The skinny on 'fat' Australia

  • 23 June 2008
'If we ran a fat Olympics we'd be gold medal winners,' says Simon Stewart, of the Baker IDI Heart and Diabetes Institute. According to the Institute's new report, Australia's Future 'Fat Bomb', we are the fattest nation in the world. More than 9 million Australian adults rate as overweight.

'In terms of a public health crisis, there is nothing to rival this,' Professor Stewart, the report's lead author, told The Age. 'We've heard of AIDS orphans in Africa, we're looking at this time bomb going off where parents have to think about this carefully.'

Sloth and the prevalence of fast food cop the blame for Australia's bulging bellies. But that really translates to one thing: our lives of excess — in particular, excessive comfort and consumption — are catching up with us.

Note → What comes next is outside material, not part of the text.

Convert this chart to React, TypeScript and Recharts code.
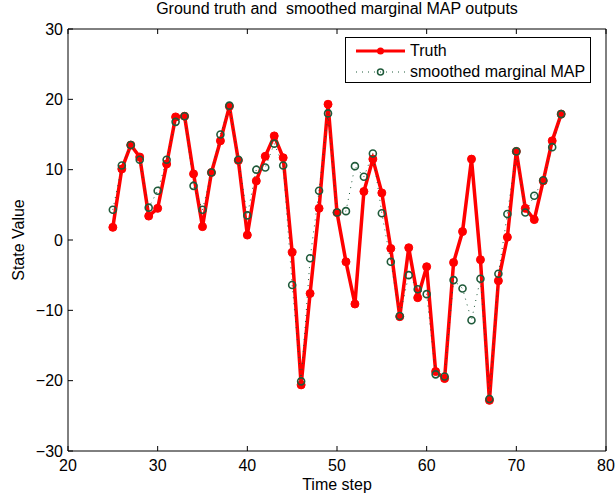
import {
  LineChart,
  Line,
  XAxis,
  YAxis,
  Label,
} from "recharts";

const timeSteps = [
  25, 26, 27, 28, 29, 30, 31, 32, 33, 34, 35, 36, 37, 38, 39, 40, 41, 42, 43, 44, 45, 46, 47, 48, 49, 50,
  51, 52, 53, 54, 55, 56, 57, 58, 59, 60, 61, 62, 63, 64, 65, 66, 67, 68, 69, 70, 71, 72, 73, 74, 75,
];

const truth = [
  1.8, 10.1, 13.5, 11.8, 3.4, 4.5, 10.8, 17.5, 17.6, 9.4, 1.9, 9.6, 14.1, 19.0, 11.3, 0.7, 8.4, 11.9, 14.8,
  11.7, -1.75, -20.6, -7.6, 4.5, 19.3, 3.9, -3.1, -9.1, 6.9, 11.5, 6.7, -1.2, -10.9, -1.1, -8.2, -3.8, -18.7,
  -19.7, -3.2, 1.2, 11.5, -2.8, -22.8, -5.8, 0.4, 12.6, 4.5, 2.9, 8.4, 14.1, 17.9,
];

const smoothedMap = [
  4.3, 10.6, 13.5, 11.4, 4.6, 7.0, 11.4, 16.8, 17.6, 7.7, 4.3, 9.6, 15.0, 19.1, 11.4, 3.5, 10.0, 10.3, 13.7,
  10.6, -6.4, -20.1, -2.6, 7.0, 18.0, 3.9, 4.1, 10.5, 9.0, 12.3, 3.8, -3.1, -10.8, -5.0, -7.0, -7.7, -19.1,
  -19.4, -5.7, -6.9, -11.4, -5.5, -22.6, -4.8, 3.7, 12.6, 3.9, 6.3, 8.5, 13.2, 17.9,
];

const xTicks = [20, 30, 40, 50, 60, 70, 80];
const yTicks = [-30, -20, -10, 0, 10, 20, 30];

const data = timeSteps.map((t, i) => ({ t, truth: truth[i], map: smoothedMap[i] }));

const FONT = "'Liberation Sans', Arial, Helvetica, sans-serif";
const FS = 16;
const RED = "#ff0000";
const GREEN = "#1f5a3a";
const TICK = 5;

const fmt = (v: number) => (v < 0 ? `\u2212${Math.abs(v)}` : `${v}`);

// MATLAB style ticks: pointing into the plot box
const LeftTick = (props: any) => {
  const { x, y, payload } = props;
  return (
    <g>
      <line x1={x} y1={y} x2={x + TICK} y2={y} stroke="#000" />
      <text x={x - 5} y={y} dy={5.5} textAnchor="end" fontSize={FS} fontFamily={FONT} fill="#000">
        {fmt(payload.value)}
      </text>
    </g>
  );
};

const RightTick = (props: any) => {
  const { x, y } = props;
  return <line x1={x} y1={y} x2={x - TICK} y2={y} stroke="#000" />;
};

const BottomTick = (props: any) => {
  const { x, y, payload } = props;
  return (
    <g>
      <line x1={x} y1={y} x2={x} y2={y - TICK} stroke="#000" />
      <text x={x} y={y} dy={20} textAnchor="middle" fontSize={FS} fontFamily={FONT} fill="#000">
        {payload.value}
      </text>
    </g>
  );
};

const TopTick = (props: any) => {
  const { x, y } = props;
  return <line x1={x} y1={y} x2={x} y2={y + TICK} stroke="#000" />;
};

const HollowDot = (props: any) => {
  const { cx, cy } = props;
  if (cx == null || cy == null) return null;
  return <circle cx={cx} cy={cy} r={3.5} fill="none" stroke={GREEN} strokeWidth={1.6} />;
};

const LegendBox = () => (
  <div
    style={{
      position: "absolute",
      left: 345,
      top: 37,
      border: "1px solid #000",
      background: "#fff",
      width: 246,
      height: 46,
      fontFamily: FONT,
      fontSize: FS,
      color: "#000",
      boxSizing: "border-box",
    }}
  >
    <div style={{ display: "flex", alignItems: "center", height: 21, marginTop: 2 }}>
      <svg width={64} height={12}>
        <line x1={10} y1={6} x2={59} y2={6} stroke={RED} strokeWidth={3} />
        <circle cx={34.5} cy={6} r={3.5} fill={RED} />
      </svg>
      <span>Truth</span>
    </div>
    <div style={{ display: "flex", alignItems: "center", height: 21 }}>
      <svg width={64} height={12}>
        <line x1={10} y1={6} x2={59} y2={6} stroke={GREEN} strokeWidth={1} strokeDasharray="1 5" />
        <circle cx={34.5} cy={6} r={3} fill="none" stroke={GREEN} strokeWidth={1.5} />
      </svg>
      <span>smoothed marginal MAP</span>
    </div>
  </div>
);

const App: React.FC = () => {
  return (
    <div style={{ position: "absolute", left: 0, top: 0, width: 615, height: 497, background: "#fff" }}>
      <div
        style={{
          position: "absolute",
          top: 0,
          left: 68,
          width: 538,
          textAlign: "center",
          fontFamily: FONT,
          fontSize: FS,
          whiteSpace: "pre",
        }}
      >
        Ground truth and  smoothed marginal MAP outputs
      </div>
      <LineChart
        width={615}
        height={497}
        data={data}
        margin={{ top: 28, right: 8, left: 8, bottom: 16 }}
      >
        <XAxis
          xAxisId="bottom"
          dataKey="t"
          type="number"
          domain={[20, 80]}
          ticks={xTicks}
          height={30}
          tickSize={0}
          tickMargin={0}
          tickLine={false}
          tick={<BottomTick />}
          axisLine={{ stroke: "#000" }}
        >
          <Label
            content={({ viewBox }: any) => (
              <text
                x={viewBox.x + viewBox.width / 2}
                y={viewBox.y + 39}
                textAnchor="middle"
                fontSize={FS}
                fontFamily={FONT}
                fill="#000"
              >
                Time step
              </text>
            )}
          />
        </XAxis>
        <XAxis
          xAxisId="top"
          orientation="top"
          dataKey="t"
          type="number"
          domain={[20, 80]}
          ticks={xTicks}
          height={1}
          tickSize={0}
          tickMargin={0}
          tickLine={false}
          tick={<TopTick />}
          axisLine={{ stroke: "#000" }}
        />
        <YAxis
          yAxisId="left"
          type="number"
          domain={[-30, 30]}
          ticks={yTicks}
          width={60}
          tickSize={0}
          tickMargin={0}
          tickLine={false}
          tick={<LeftTick />}
          axisLine={{ stroke: "#000" }}
        >
          <Label
            content={({ viewBox }: any) => {
              const lx = viewBox.x + 16;
              const ly = viewBox.y + viewBox.height / 2;
              return (
                <text
                  x={lx}
                  y={ly}
                  transform={`rotate(-90, ${lx}, ${ly})`}
                  textAnchor="middle"
                  fontSize={FS}
                  fontFamily={FONT}
                  fill="#000"
                >
                  State Value
                </text>
              );
            }}
          />
        </YAxis>
        <YAxis
          yAxisId="right"
          orientation="right"
          type="number"
          domain={[-30, 30]}
          ticks={yTicks}
          width={1}
          tickSize={0}
          tickMargin={0}
          tickLine={false}
          tick={<RightTick />}
          axisLine={{ stroke: "#000" }}
        />
        <Line
          xAxisId="bottom"
          yAxisId="left"
          dataKey="truth"
          name="Truth"
          stroke={RED}
          strokeWidth={3.5}
          dot={{ r: 4, fill: RED, stroke: RED, strokeWidth: 1 }}
          activeDot={false}
          isAnimationActive={false}
        />
        <Line
          xAxisId="bottom"
          yAxisId="left"
          dataKey="map"
          name="smoothed marginal MAP"
          stroke={GREEN}
          strokeWidth={1}
          strokeDasharray="1 5"
          dot={<HollowDot />}
          activeDot={false}
          isAnimationActive={false}
        />
      </LineChart>
      <LegendBox />
    </div>
  );
};

export default App;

Clearly it's time we lift our game. Obesity comes from individual style of living, but it has an impact on society, not least through productivity and health expenditure. However, the public issues can be addressed only by personal change.

But weight loss is a tricky topic. There are myriad benefits and numerous pitfalls.

When someone sets out to lose weight and reaches that goal, it is an achievement. But if the achievement is viewed as a defining characteristic, that person's sense of worth can become invested wholly it in. Their holistic value can be diminished.

At root we need to encourage a broader sense of self than that related to body shape. A proper image of human happiness and virtue has many dimensions, of which a healthy body is one.

Another problem is that in Western society, health and fitness has become a commodity. It's the subject of television shows. Healthy eating regimes are sold to us via commercial channels. We pay to join gyms, and invest in the appropriate fitness wear.

In other words, we consume in order to lose weight. Like addicts substituting one drug for another — and there's no doubt dieting can be as addictive as overeating — we simply replace the object of our consumption, and fail to acknowledge that excessive consumption was the problem in the first place.

An emphasis on moderation, rather than excess, in the area of diet can shed light more generally on the excesses of our lives, and help us reflect seriously upon the ways in which these excesses impact upon the general lack experienced in many other nations.